[Begin RECORDS FOR PROCESSING]
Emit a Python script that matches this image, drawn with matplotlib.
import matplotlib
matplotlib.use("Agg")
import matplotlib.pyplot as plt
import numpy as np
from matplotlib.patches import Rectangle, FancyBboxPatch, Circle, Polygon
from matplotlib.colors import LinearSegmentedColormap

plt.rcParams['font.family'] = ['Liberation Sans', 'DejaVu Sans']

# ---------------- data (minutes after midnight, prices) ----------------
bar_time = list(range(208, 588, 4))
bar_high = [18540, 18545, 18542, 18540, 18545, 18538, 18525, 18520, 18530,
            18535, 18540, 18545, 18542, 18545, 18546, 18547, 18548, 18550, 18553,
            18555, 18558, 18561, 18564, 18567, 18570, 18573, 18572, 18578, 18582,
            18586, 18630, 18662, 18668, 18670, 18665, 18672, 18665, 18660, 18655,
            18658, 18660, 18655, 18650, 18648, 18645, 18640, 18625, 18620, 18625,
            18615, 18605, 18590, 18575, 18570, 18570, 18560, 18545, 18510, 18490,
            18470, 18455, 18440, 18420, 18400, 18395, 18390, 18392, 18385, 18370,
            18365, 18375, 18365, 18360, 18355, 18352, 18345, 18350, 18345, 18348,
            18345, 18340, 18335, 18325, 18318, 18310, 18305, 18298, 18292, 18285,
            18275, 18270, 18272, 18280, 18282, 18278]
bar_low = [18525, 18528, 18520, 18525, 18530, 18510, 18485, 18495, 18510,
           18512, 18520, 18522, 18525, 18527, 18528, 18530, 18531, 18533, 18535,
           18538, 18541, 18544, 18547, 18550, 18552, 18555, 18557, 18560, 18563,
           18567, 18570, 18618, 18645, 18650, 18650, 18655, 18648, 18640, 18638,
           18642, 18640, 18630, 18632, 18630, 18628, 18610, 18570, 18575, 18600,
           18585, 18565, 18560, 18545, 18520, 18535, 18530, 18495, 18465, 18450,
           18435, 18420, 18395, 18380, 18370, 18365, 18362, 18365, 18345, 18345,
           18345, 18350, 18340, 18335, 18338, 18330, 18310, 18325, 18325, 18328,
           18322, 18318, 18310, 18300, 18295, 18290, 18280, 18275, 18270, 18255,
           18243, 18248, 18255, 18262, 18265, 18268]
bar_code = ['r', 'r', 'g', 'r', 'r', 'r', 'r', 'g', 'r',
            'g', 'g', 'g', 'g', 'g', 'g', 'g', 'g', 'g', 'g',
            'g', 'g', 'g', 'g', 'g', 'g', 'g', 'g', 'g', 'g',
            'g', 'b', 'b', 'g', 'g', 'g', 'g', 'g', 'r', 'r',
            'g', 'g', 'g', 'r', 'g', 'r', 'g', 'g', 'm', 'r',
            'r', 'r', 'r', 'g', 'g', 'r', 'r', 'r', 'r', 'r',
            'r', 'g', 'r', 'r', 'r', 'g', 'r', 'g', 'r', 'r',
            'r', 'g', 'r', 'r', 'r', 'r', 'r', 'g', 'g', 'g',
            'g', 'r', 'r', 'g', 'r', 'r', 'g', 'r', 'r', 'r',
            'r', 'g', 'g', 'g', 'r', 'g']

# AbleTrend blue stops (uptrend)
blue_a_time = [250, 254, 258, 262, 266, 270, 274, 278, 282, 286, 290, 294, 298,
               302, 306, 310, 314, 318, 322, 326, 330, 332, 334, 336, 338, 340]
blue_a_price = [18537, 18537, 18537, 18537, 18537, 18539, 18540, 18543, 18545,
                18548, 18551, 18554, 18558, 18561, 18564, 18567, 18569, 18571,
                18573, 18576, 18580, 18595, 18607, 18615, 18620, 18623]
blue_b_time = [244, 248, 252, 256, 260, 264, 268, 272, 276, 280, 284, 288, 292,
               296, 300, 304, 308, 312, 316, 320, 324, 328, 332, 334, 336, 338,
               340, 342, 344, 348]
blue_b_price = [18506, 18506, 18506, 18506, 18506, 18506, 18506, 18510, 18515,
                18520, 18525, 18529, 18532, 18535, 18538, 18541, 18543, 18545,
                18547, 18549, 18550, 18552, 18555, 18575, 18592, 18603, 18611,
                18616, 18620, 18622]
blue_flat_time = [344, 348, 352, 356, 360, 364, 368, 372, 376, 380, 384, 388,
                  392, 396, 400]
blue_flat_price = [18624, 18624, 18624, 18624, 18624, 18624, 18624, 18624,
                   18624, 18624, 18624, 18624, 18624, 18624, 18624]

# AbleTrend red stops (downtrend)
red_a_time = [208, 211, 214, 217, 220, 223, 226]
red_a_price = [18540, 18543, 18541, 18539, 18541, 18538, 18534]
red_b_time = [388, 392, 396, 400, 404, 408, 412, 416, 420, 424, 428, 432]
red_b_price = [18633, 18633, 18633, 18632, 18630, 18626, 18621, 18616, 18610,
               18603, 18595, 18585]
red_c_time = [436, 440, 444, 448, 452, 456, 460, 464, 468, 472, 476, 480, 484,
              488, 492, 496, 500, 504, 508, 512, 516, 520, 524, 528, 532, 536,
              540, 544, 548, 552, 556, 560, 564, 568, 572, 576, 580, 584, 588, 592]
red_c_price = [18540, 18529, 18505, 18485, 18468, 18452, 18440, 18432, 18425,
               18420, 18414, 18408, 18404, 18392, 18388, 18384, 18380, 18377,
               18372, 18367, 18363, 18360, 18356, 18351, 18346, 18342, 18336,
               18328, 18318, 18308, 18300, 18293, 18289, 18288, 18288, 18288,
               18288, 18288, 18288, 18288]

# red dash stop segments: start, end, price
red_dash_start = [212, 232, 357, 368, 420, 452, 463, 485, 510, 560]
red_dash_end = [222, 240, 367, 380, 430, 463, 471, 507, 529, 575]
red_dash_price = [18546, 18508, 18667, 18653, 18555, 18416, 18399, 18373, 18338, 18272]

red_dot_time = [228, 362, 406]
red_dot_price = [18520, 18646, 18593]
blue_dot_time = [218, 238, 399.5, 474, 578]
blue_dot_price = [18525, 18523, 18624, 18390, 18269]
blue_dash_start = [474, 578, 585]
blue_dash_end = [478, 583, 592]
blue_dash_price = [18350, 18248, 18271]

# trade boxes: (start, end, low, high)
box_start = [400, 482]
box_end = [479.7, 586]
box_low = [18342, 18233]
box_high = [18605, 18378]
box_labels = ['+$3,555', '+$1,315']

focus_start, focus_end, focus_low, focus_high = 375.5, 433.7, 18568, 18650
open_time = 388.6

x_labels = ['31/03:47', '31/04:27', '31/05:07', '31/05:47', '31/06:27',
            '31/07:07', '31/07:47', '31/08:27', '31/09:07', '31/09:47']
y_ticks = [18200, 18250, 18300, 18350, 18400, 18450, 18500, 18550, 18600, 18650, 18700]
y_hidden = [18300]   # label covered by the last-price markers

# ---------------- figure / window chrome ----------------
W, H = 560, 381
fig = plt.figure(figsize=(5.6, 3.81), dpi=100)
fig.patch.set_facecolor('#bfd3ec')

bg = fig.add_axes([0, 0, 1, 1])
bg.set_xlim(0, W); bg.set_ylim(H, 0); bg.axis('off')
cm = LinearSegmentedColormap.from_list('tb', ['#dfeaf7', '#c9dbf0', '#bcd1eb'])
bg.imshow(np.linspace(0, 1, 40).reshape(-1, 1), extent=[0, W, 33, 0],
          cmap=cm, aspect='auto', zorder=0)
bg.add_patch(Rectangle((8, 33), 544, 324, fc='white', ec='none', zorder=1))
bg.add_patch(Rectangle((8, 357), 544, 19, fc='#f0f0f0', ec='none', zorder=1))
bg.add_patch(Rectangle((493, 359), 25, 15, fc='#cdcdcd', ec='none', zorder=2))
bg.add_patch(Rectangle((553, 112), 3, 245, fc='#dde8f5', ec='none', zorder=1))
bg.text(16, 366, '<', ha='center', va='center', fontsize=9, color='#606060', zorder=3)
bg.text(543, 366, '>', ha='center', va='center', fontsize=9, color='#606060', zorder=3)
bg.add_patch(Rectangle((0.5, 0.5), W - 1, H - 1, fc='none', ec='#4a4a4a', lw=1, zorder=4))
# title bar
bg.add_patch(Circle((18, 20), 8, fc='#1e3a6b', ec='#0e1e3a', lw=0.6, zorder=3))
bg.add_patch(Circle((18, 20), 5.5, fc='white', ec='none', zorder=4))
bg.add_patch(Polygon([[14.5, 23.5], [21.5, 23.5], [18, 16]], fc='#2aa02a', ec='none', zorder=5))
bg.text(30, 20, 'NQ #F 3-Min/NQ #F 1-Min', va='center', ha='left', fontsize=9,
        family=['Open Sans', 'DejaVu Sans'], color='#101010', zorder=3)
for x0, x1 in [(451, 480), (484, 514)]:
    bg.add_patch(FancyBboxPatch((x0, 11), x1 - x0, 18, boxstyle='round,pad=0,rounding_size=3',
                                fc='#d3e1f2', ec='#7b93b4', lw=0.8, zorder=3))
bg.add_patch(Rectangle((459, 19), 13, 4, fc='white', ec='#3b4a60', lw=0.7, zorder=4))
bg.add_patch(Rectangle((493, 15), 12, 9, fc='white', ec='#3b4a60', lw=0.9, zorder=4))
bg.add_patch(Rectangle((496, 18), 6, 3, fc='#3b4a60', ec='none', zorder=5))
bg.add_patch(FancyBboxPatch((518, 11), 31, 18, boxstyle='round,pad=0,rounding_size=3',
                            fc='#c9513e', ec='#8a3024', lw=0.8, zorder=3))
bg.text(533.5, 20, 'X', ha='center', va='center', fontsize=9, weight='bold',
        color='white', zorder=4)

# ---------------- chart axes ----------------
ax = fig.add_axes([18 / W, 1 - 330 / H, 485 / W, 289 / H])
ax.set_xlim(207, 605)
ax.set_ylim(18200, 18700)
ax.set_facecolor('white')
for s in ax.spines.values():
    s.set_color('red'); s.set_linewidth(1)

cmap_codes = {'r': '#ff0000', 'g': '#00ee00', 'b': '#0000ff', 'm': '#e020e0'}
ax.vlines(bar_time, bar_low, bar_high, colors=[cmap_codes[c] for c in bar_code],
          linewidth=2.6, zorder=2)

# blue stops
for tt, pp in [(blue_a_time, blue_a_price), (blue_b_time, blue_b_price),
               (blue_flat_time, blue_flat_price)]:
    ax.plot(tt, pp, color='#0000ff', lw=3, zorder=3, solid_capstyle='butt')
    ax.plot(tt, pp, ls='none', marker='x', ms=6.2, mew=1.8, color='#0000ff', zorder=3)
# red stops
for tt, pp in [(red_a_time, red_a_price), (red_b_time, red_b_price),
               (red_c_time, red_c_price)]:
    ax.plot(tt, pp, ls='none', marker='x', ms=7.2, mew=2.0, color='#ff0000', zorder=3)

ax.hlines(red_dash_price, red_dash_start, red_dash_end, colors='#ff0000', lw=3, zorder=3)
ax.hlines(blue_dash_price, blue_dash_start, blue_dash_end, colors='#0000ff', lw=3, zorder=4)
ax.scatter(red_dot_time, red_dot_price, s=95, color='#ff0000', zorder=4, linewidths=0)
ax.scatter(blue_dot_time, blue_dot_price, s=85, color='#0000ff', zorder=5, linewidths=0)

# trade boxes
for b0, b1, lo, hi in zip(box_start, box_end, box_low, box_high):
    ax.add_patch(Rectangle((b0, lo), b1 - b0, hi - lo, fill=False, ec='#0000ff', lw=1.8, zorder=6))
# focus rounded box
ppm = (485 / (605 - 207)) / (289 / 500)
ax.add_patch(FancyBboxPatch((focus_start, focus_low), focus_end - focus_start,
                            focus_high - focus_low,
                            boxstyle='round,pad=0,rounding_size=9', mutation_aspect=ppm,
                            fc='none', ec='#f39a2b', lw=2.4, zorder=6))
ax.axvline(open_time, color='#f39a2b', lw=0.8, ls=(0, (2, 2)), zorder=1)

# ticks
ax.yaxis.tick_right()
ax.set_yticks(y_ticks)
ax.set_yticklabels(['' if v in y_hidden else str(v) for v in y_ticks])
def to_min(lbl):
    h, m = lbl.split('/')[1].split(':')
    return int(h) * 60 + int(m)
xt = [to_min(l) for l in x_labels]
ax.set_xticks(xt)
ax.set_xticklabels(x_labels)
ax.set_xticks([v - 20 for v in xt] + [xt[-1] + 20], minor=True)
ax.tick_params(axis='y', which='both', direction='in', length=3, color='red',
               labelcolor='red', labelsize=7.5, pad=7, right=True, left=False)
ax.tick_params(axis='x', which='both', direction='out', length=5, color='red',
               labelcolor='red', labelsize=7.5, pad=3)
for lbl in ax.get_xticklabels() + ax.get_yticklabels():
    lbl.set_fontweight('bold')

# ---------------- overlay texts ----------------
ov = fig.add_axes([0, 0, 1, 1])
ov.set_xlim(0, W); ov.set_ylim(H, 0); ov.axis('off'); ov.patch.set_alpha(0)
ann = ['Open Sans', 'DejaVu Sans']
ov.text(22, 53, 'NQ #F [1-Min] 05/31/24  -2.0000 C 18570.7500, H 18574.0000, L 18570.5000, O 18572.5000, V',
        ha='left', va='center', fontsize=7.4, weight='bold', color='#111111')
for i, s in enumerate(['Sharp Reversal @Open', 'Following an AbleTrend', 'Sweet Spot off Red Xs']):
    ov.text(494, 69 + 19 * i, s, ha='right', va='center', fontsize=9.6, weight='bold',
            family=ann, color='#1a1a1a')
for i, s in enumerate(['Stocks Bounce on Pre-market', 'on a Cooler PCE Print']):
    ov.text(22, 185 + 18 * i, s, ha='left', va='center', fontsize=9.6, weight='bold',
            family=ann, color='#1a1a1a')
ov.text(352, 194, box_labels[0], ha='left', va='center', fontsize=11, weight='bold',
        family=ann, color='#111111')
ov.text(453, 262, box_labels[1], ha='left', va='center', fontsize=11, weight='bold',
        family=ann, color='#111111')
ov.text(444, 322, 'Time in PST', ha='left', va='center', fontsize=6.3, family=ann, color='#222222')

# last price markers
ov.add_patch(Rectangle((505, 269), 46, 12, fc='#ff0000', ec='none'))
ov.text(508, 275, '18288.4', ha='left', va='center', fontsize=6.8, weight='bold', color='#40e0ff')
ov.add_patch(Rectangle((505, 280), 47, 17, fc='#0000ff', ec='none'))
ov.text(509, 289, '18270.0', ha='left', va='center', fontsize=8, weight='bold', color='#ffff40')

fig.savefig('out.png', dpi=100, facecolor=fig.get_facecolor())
[End RECORDS FOR PROCESSING]
[Begin RECORDS FOR PROCESSING]
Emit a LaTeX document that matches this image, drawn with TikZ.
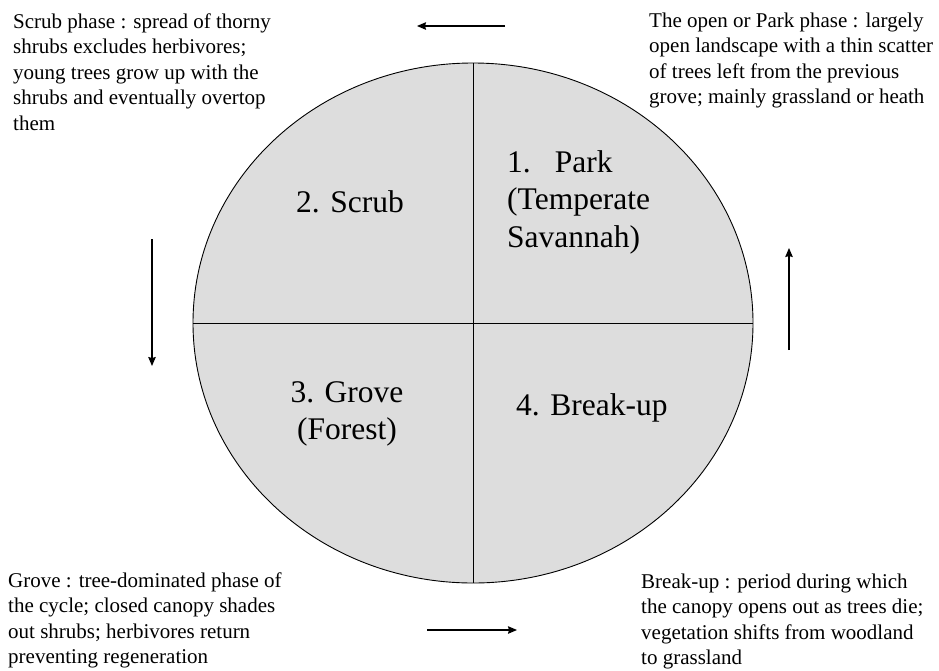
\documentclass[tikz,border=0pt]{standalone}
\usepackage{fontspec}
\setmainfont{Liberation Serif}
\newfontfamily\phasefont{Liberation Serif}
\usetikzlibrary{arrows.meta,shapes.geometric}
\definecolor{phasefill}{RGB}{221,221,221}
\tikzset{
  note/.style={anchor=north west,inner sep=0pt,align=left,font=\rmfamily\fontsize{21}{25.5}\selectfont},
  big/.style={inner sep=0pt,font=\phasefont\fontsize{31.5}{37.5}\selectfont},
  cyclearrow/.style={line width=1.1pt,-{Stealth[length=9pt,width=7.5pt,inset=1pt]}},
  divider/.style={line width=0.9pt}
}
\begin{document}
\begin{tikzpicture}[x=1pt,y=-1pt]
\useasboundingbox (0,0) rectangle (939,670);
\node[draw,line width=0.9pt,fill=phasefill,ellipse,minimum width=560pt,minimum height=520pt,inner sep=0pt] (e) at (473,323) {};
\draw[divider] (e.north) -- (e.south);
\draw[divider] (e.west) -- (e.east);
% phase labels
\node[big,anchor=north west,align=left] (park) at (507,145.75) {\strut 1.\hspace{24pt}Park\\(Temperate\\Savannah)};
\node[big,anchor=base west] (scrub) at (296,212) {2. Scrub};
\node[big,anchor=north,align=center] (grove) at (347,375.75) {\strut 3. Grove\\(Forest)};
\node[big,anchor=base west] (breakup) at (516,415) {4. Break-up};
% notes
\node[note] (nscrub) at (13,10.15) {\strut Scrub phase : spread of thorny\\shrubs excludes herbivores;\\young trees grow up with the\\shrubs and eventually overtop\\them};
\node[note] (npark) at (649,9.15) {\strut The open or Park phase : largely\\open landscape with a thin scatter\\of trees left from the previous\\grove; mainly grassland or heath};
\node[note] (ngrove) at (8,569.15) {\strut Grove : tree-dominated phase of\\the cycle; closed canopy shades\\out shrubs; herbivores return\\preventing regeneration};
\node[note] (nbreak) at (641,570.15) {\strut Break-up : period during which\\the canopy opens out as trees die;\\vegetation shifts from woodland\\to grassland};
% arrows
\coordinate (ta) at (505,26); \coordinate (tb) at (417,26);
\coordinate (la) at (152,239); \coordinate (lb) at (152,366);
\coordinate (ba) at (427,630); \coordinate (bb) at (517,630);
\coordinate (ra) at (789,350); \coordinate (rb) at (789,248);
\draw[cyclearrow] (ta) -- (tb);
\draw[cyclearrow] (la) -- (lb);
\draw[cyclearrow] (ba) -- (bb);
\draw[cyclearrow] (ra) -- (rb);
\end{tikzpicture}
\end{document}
[End RECORDS FOR PROCESSING]
→ EXERCISE GOAL
From the records above, repeat exactly the lines from the one with "Emit a Python" through the one with "plt.rcParams['font.family'] = ['Liberation", both included.

→ FINAL RESULT
Emit a Python script that matches this image, drawn with matplotlib.
import matplotlib
matplotlib.use("Agg")
import matplotlib.pyplot as plt
import numpy as np
from matplotlib.patches import Rectangle, FancyBboxPatch, Circle, Polygon
from matplotlib.colors import LinearSegmentedColormap

plt.rcParams['font.family'] = ['Liberation Sans', 'DejaVu Sans']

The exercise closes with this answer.